Cutting the Royalston Station would save up to $7 million and eliminating the Penn Station stop on the north side would save as much as $16 million. But together they'd hardly dent the $341 million cost-reduction target.
Other options for making small trims include cutting back on landscaping, pedestrian bridges and public art. Planners also could eliminate or scale back some suburban park and ride ramps that could cost as much as $25 million.
The big savings, however, would come from shortening the line by removing stations in Eden Prairie. Each station eliminated from the end of the line cuts between $70 million and $185 million.
Eden Prairie Mayor Nancy Tyra-Lukens already is resigned to giving up the last station at Mitchell Road. She also is willing to consider sacrificing the next one at the intersection of Highway 212 and Prairie Center Drive. But she doesn't want to go further than that, which would mean ending the line in an industrial area called the Golden Triangle before it reaches the Eden Prairie City Center.

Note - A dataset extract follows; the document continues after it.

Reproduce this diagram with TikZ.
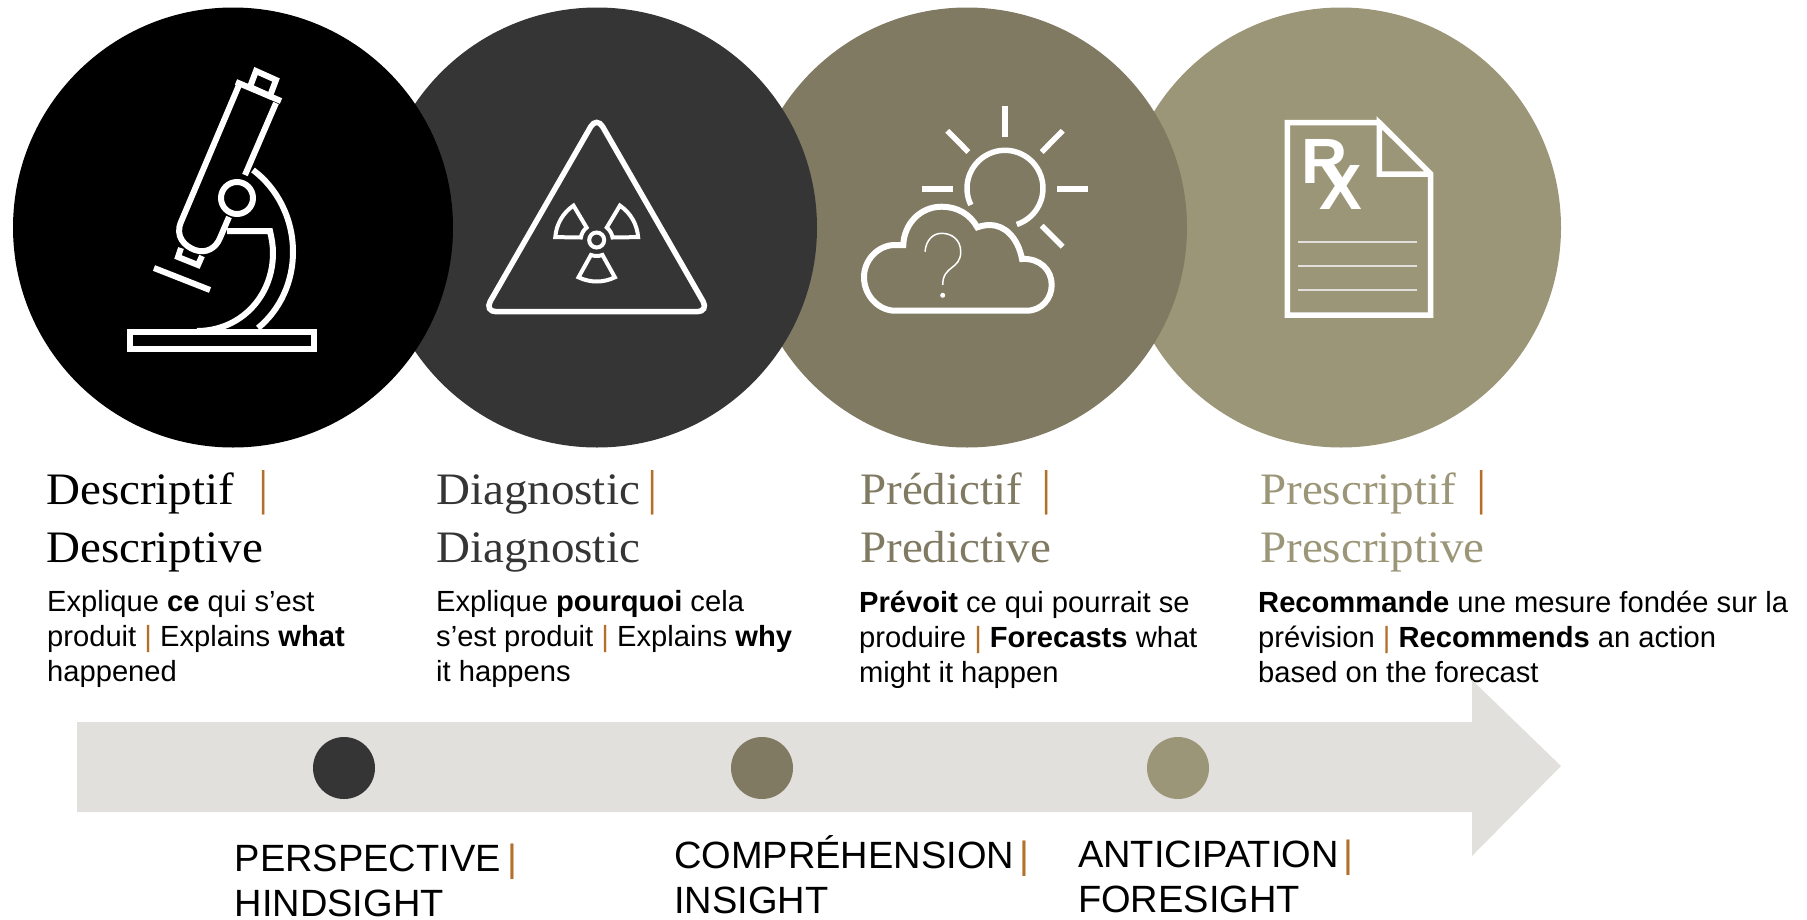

"I would not support ending at Golden Triangle. I would not anticipate giving municipal consent to that," Tyra-Lukens said. "It's cutting off an awful lot of job access to people who need jobs and it's shortening the line to the point where it's not meeting the needs of our residents that live in lower-income housing, which tend to be clustered around some of the other stops."
The committee meets again in two weeks.
Adam Duininck, the chair of the Met Council, said Wednesday's discussion shows how difficult its choices are. He expects the deliberations to grow more contentious as planners and policy makers narrow down the list of cost-cutting options.
"It's going to be a challenge to figure out what to reduce that doesn't hurt the project and make it less of a project," Duininck said. "It's also going to be hard to reduce things that keeps the coalition together that have gotten us this far — the five cities and the county."